-------- Recorded information

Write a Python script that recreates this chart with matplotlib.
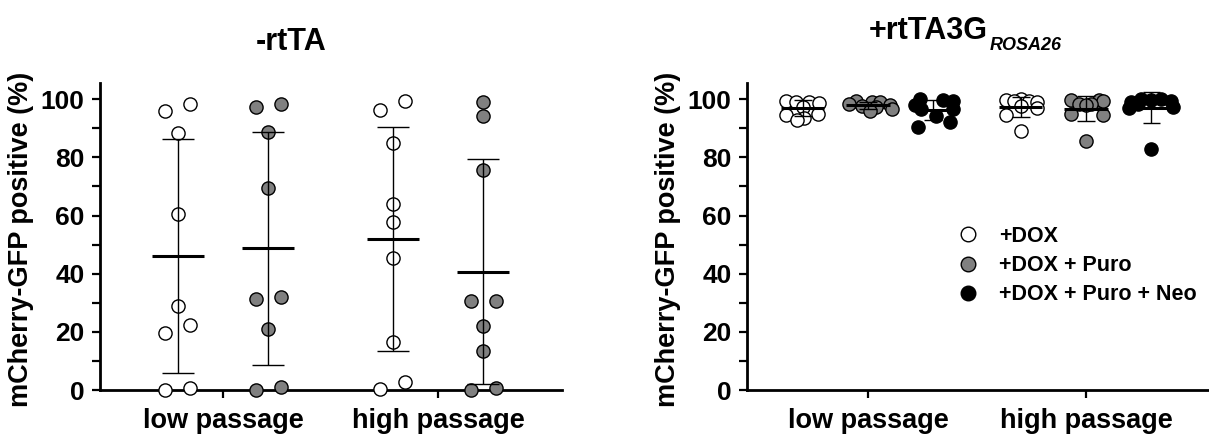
import matplotlib
matplotlib.use("Agg")
import matplotlib.pyplot as plt
from matplotlib.lines import Line2D
import numpy as np

plt.rcParams['font.family'] = ['Liberation Sans', 'DejaVu Sans']
plt.rcParams['font.weight'] = 'bold'

# ---------------- data ----------------
categories = ['low passage', 'high passage']
treatments = ['+DOX', '+DOX + Puro', '+DOX + Puro + Neo']

# -rtTA panel
neg_low_dox = [96.0, 98.3, 88.3, 60.6, 29.0, 22.4, 19.7, 0.0, 0.6]
neg_low_puro = [97.5, 98.3, 88.9, 69.4, 31.2, 32.1, 20.9, 0.0, 1.1]
neg_high_dox = [96.3, 99.5, 84.9, 64.0, 57.7, 45.5, 16.6, 0.2, 2.6]
neg_high_puro = [98.9, 94.3, 75.7, 30.6, 30.6, 22.0, 13.5, 0.0, 0.8]
neg_mean_dox = [46.0, 51.9]
neg_sd_dox = [40.2, 38.5]
neg_mean_puro = [48.7, 40.7]
neg_sd_puro = [40.2, 38.7]

# +rtTA3G panel
pos_low_dox = [99.5, 99.2, 99.0, 98.8, 97.5, 95.0, 94.5, 93.5, 93.0]
pos_low_puro = [99.5, 99.2, 99.0, 98.5, 98.0, 97.8, 97.5, 96.5, 95.8]
pos_low_neo = [100.0, 99.8, 99.5, 98.0, 96.5, 96.5, 94.3, 92.2, 90.5]
pos_high_dox = [100.0, 99.8, 99.5, 99.3, 99.0, 97.6, 97.0, 94.7, 89.0]
pos_high_puro = [99.8, 99.6, 99.5, 98.5, 98.5, 98.0, 94.8, 94.5, 85.8]
pos_high_neo = [100.0, 100.0, 99.8, 99.5, 99.0, 98.5, 97.5, 97.0, 83.0]
pos_mean_dox = [96.9, 97.3]
pos_sd_dox = [2.7, 3.5]
pos_mean_puro = [97.9, 96.8]
pos_sd_puro = [1.3, 4.4]
pos_mean_neo = [96.4, 97.1]
pos_sd_neo = [3.5, 5.4]

# ---------------- layout / style (positions) ----------------
neg_low_dox_jit = [-1, 1, 0, 0, 0, 1, -1, -1, 1]
neg_low_puro_jit = [-1, 1, 0, 0, -1, 1, 0, -1, 1]
neg_high_dox_jit = [-1, 1, 0, 0, 0, 0, 0, -1, 1]
neg_high_puro_jit = [0, 0, 0, -1, 1, 0, 0, -1, 1]
pos_low_dox_jit = [-17, -7, 6, 16, 0, 15, -17, 1, -6]
pos_low_puro_jit = [-12, 4, 12, -19, 22, -6, 8, 24, 2]
pos_low_neo_jit = [-13, 10, 20, -18, -12, 20, 3, 17, -15]
pos_high_dox_jit = [0, -15, -7, 8, 16, 0, 16, -15, 0]
pos_high_puro_jit = [-15, 13, 17, -7, 5, 0, -15, 17, 0]
pos_high_neo_jit = [-10, 10, 0, 20, -20, -13, 22, -22, 0]

colors = ['white', '#808080', 'black']

W, H = 1209, 437
fig = plt.figure(figsize=(W / 100, H / 100), dpi=100)
axL = fig.add_axes([100 / W, 1 - 390 / H, 462 / W, 307 / H])
axR = fig.add_axes([747 / W, 1 - 390 / H, 462 / W, 307 / H])

MS = 9.5


def draw_group(ax, x, vals, jit, color, mean, sd, mean_hw, whisk_hw):
    xs = x + np.asarray(jit, dtype=float)
    ax.plot(xs, vals, ls='none', marker='o', ms=MS, mfc=color, mec='black',
            mew=1.0, clip_on=False, zorder=3)
    ax.hlines(mean, x - mean_hw, x + mean_hw, color='black', lw=2.2, zorder=4)
    ax.vlines(x, mean - sd, mean + sd, color='black', lw=1.0, zorder=4)
    ax.hlines([mean - sd, mean + sd], x - whisk_hw, x + whisk_hw,
              color='black', lw=1.0, zorder=4)


def style_axes(ax, xlim):
    ax.set_xlim(*xlim)
    ax.set_ylim(0, 105.6)
    for s in ['top', 'right']:
        ax.spines[s].set_visible(False)
    for s in ['left', 'bottom']:
        ax.spines[s].set_linewidth(2.0)
    ax.set_yticks([0, 20, 40, 60, 80, 100])
    ax.set_yticks([10, 30, 50, 70, 90], minor=True)
    ax.set_xticks([0, 1])
    ax.set_xticklabels(categories, fontsize=19.5, fontweight='bold')
    ax.tick_params(axis='y', which='major', direction='out', length=6, width=1.6,
                   labelsize=19, pad=5)
    ax.tick_params(axis='y', which='minor', direction='out', length=5.5, width=1.6)
    ax.tick_params(axis='x', which='major', direction='out', length=6, width=1.6,
                   pad=7)
    for lab in ax.get_yticklabels():
        lab.set_fontweight('bold')
    ax.set_ylabel('mCherry-GFP positive (%)', fontsize=19.5, fontweight='bold')
    ax.yaxis.set_label_coords(-0.142, 0.49)


# Left panel
sprL = 0.058
offL = 0.21
neg_sets = [
    (0, neg_low_dox, neg_low_dox_jit, colors[0], neg_mean_dox[0], neg_sd_dox[0], -offL),
    (0, neg_low_puro, neg_low_puro_jit, colors[1], neg_mean_puro[0], neg_sd_puro[0], offL),
    (1, neg_high_dox, neg_high_dox_jit, colors[0], neg_mean_dox[1], neg_sd_dox[1], -offL),
    (1, neg_high_puro, neg_high_puro_jit, colors[1], neg_mean_puro[1], neg_sd_puro[1], offL),
]
for g, vals, jit, c, m, s, off in neg_sets:
    draw_group(axL, g + off, vals, np.asarray(jit) * sprL, c, m, s, 0.121, 0.074)
style_axes(axL, (-0.572, 1.577))

# Right panel
pxR = 218.0
offR = 0.30
pos_sets = [
    (0, pos_low_dox, pos_low_dox_jit, colors[0], pos_mean_dox[0], pos_sd_dox[0], -offR),
    (0, pos_low_puro, pos_low_puro_jit, colors[1], pos_mean_puro[0], pos_sd_puro[0], 0.0),
    (0, pos_low_neo, pos_low_neo_jit, colors[2], pos_mean_neo[0], pos_sd_neo[0], offR),
    (1, pos_high_dox, pos_high_dox_jit, colors[0], pos_mean_dox[1], pos_sd_dox[1], -offR),
    (1, pos_high_puro, pos_high_puro_jit, colors[1], pos_mean_puro[1], pos_sd_puro[1], 0.0),
    (1, pos_high_neo, pos_high_neo_jit, colors[2], pos_mean_neo[1], pos_sd_neo[1], offR),
]
for g, vals, jit, c, m, s, off in pos_sets:
    draw_group(axR, g + off, vals, np.asarray(jit) / pxR, c, m, s, 0.099, 0.041)
style_axes(axR, (-0.555, 1.564))

# Legend
handles = [Line2D([], [], ls='none', marker='o', ms=10.5, mfc=c, mec='black', mew=1.0)
           for c in colors]
leg = axR.legend(handles, treatments, loc='upper left',
                 bbox_to_anchor=(957 / W, 1 - 226 / H), bbox_transform=fig.transFigure,
                 frameon=False, handlelength=1.0, handletextpad=0.95, borderpad=0,
                 borderaxespad=0, labelspacing=0.38,
                 prop={'size': 15.5, 'weight': 'bold'})

# Titles
fig.text(291 / W, 1 - 42 / H, '-rtTA', ha='center', va='center', fontsize=22,
         fontweight='bold')
main = fig.text(869 / W, 1 - 31 / H, '+rtTA3G', ha='left', va='center', fontsize=22,
                fontweight='bold')
axR.annotate('ROSA26', xy=(1.0, 0.0), xycoords=main, xytext=(1, 0),
             textcoords='offset points', ha='left', va='center', fontsize=13,
             fontweight='bold', fontstyle='italic')

fig.savefig('out.png', dpi=100)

----------------

**What to do:** Output the data exactly. Pictures don't belong in the result.

**Answer to this exercise:**
Write a Python script that recreates this chart with matplotlib.
import matplotlib
matplotlib.use("Agg")
import matplotlib.pyplot as plt
from matplotlib.lines import Line2D
import numpy as np

plt.rcParams['font.family'] = ['Liberation Sans', 'DejaVu Sans']
plt.rcParams['font.weight'] = 'bold'

# ---------------- data ----------------
categories = ['low passage', 'high passage']
treatments = ['+DOX', '+DOX + Puro', '+DOX + Puro + Neo']

# -rtTA panel
neg_low_dox = [96.0, 98.3, 88.3, 60.6, 29.0, 22.4, 19.7, 0.0, 0.6]
neg_low_puro = [97.5, 98.3, 88.9, 69.4, 31.2, 32.1, 20.9, 0.0, 1.1]
neg_high_dox = [96.3, 99.5, 84.9, 64.0, 57.7, 45.5, 16.6, 0.2, 2.6]
neg_high_puro = [98.9, 94.3, 75.7, 30.6, 30.6, 22.0, 13.5, 0.0, 0.8]
neg_mean_dox = [46.0, 51.9]
neg_sd_dox = [40.2, 38.5]
neg_mean_puro = [48.7, 40.7]
neg_sd_puro = [40.2, 38.7]

# +rtTA3G panel
pos_low_dox = [99.5, 99.2, 99.0, 98.8, 97.5, 95.0, 94.5, 93.5, 93.0]
pos_low_puro = [99.5, 99.2, 99.0, 98.5, 98.0, 97.8, 97.5, 96.5, 95.8]
pos_low_neo = [100.0, 99.8, 99.5, 98.0, 96.5, 96.5, 94.3, 92.2, 90.5]
pos_high_dox = [100.0, 99.8, 99.5, 99.3, 99.0, 97.6, 97.0, 94.7, 89.0]
pos_high_puro = [99.8, 99.6, 99.5, 98.5, 98.5, 98.0, 94.8, 94.5, 85.8]
pos_high_neo = [100.0, 100.0, 99.8, 99.5, 99.0, 98.5, 97.5, 97.0, 83.0]
pos_mean_dox = [96.9, 97.3]
pos_sd_dox = [2.7, 3.5]
pos_mean_puro = [97.9, 96.8]
pos_sd_puro = [1.3, 4.4]
pos_mean_neo = [96.4, 97.1]
pos_sd_neo = [3.5, 5.4]

# ---------------- layout / style (positions) ----------------
neg_low_dox_jit = [-1, 1, 0, 0, 0, 1, -1, -1, 1]
neg_low_puro_jit = [-1, 1, 0, 0, -1, 1, 0, -1, 1]
neg_high_dox_jit = [-1, 1, 0, 0, 0, 0, 0, -1, 1]
neg_high_puro_jit = [0, 0, 0, -1, 1, 0, 0, -1, 1]
pos_low_dox_jit = [-17, -7, 6, 16, 0, 15, -17, 1, -6]
pos_low_puro_jit = [-12, 4, 12, -19, 22, -6, 8, 24, 2]
pos_low_neo_jit = [-13, 10, 20, -18, -12, 20, 3, 17, -15]
pos_high_dox_jit = [0, -15, -7, 8, 16, 0, 16, -15, 0]
pos_high_puro_jit = [-15, 13, 17, -7, 5, 0, -15, 17, 0]
pos_high_neo_jit = [-10, 10, 0, 20, -20, -13, 22, -22, 0]

colors = ['white', '#808080', 'black']

W, H = 1209, 437
fig = plt.figure(figsize=(W / 100, H / 100), dpi=100)
axL = fig.add_axes([100 / W, 1 - 390 / H, 462 / W, 307 / H])
axR = fig.add_axes([747 / W, 1 - 390 / H, 462 / W, 307 / H])

MS = 9.5


def draw_group(ax, x, vals, jit, color, mean, sd, mean_hw, whisk_hw):
    xs = x + np.asarray(jit, dtype=float)
    ax.plot(xs, vals, ls='none', marker='o', ms=MS, mfc=color, mec='black',
            mew=1.0, clip_on=False, zorder=3)
    ax.hlines(mean, x - mean_hw, x + mean_hw, color='black', lw=2.2, zorder=4)
    ax.vlines(x, mean - sd, mean + sd, color='black', lw=1.0, zorder=4)
    ax.hlines([mean - sd, mean + sd], x - whisk_hw, x + whisk_hw,
              color='black', lw=1.0, zorder=4)


def style_axes(ax, xlim):
    ax.set_xlim(*xlim)
    ax.set_ylim(0, 105.6)
    for s in ['top', 'right']:
        ax.spines[s].set_visible(False)
    for s in ['left', 'bottom']:
        ax.spines[s].set_linewidth(2.0)
    ax.set_yticks([0, 20, 40, 60, 80, 100])
    ax.set_yticks([10, 30, 50, 70, 90], minor=True)
    ax.set_xticks([0, 1])
    ax.set_xticklabels(categories, fontsize=19.5, fontweight='bold')
    ax.tick_params(axis='y', which='major', direction='out', length=6, width=1.6,
                   labelsize=19, pad=5)
    ax.tick_params(axis='y', which='minor', direction='out', length=5.5, width=1.6)
    ax.tick_params(axis='x', which='major', direction='out', length=6, width=1.6,
                   pad=7)
    for lab in ax.get_yticklabels():
        lab.set_fontweight('bold')
    ax.set_ylabel('mCherry-GFP positive (%)', fontsize=19.5, fontweight='bold')
    ax.yaxis.set_label_coords(-0.142, 0.49)


# Left panel
sprL = 0.058
offL = 0.21
neg_sets = [
    (0, neg_low_dox, neg_low_dox_jit, colors[0], neg_mean_dox[0], neg_sd_dox[0], -offL),
    (0, neg_low_puro, neg_low_puro_jit, colors[1], neg_mean_puro[0], neg_sd_puro[0], offL),
    (1, neg_high_dox, neg_high_dox_jit, colors[0], neg_mean_dox[1], neg_sd_dox[1], -offL),
    (1, neg_high_puro, neg_high_puro_jit, colors[1], neg_mean_puro[1], neg_sd_puro[1], offL),
]
for g, vals, jit, c, m, s, off in neg_sets:
    draw_group(axL, g + off, vals, np.asarray(jit) * sprL, c, m, s, 0.121, 0.074)
style_axes(axL, (-0.572, 1.577))

# Right panel
pxR = 218.0
offR = 0.30
pos_sets = [
    (0, pos_low_dox, pos_low_dox_jit, colors[0], pos_mean_dox[0], pos_sd_dox[0], -offR),
    (0, pos_low_puro, pos_low_puro_jit, colors[1], pos_mean_puro[0], pos_sd_puro[0], 0.0),
    (0, pos_low_neo, pos_low_neo_jit, colors[2], pos_mean_neo[0], pos_sd_neo[0], offR),
    (1, pos_high_dox, pos_high_dox_jit, colors[0], pos_mean_dox[1], pos_sd_dox[1], -offR),
    (1, pos_high_puro, pos_high_puro_jit, colors[1], pos_mean_puro[1], pos_sd_puro[1], 0.0),
    (1, pos_high_neo, pos_high_neo_jit, colors[2], pos_mean_neo[1], pos_sd_neo[1], offR),
]
for g, vals, jit, c, m, s, off in pos_sets:
    draw_group(axR, g + off, vals, np.asarray(jit) / pxR, c, m, s, 0.099, 0.041)
style_axes(axR, (-0.555, 1.564))

# Legend
handles = [Line2D([], [], ls='none', marker='o', ms=10.5, mfc=c, mec='black', mew=1.0)
           for c in colors]
leg = axR.legend(handles, treatments, loc='upper left',
                 bbox_to_anchor=(957 / W, 1 - 226 / H), bbox_transform=fig.transFigure,
                 frameon=False, handlelength=1.0, handletextpad=0.95, borderpad=0,
                 borderaxespad=0, labelspacing=0.38,
                 prop={'size': 15.5, 'weight': 'bold'})

# Titles
fig.text(291 / W, 1 - 42 / H, '-rtTA', ha='center', va='center', fontsize=22,
         fontweight='bold')
main = fig.text(869 / W, 1 - 31 / H, '+rtTA3G', ha='left', va='center', fontsize=22,
                fontweight='bold')
axR.annotate('ROSA26', xy=(1.0, 0.0), xycoords=main, xytext=(1, 0),
             textcoords='offset points', ha='left', va='center', fontsize=13,
             fontweight='bold', fontstyle='italic')

fig.savefig('out.png', dpi=100)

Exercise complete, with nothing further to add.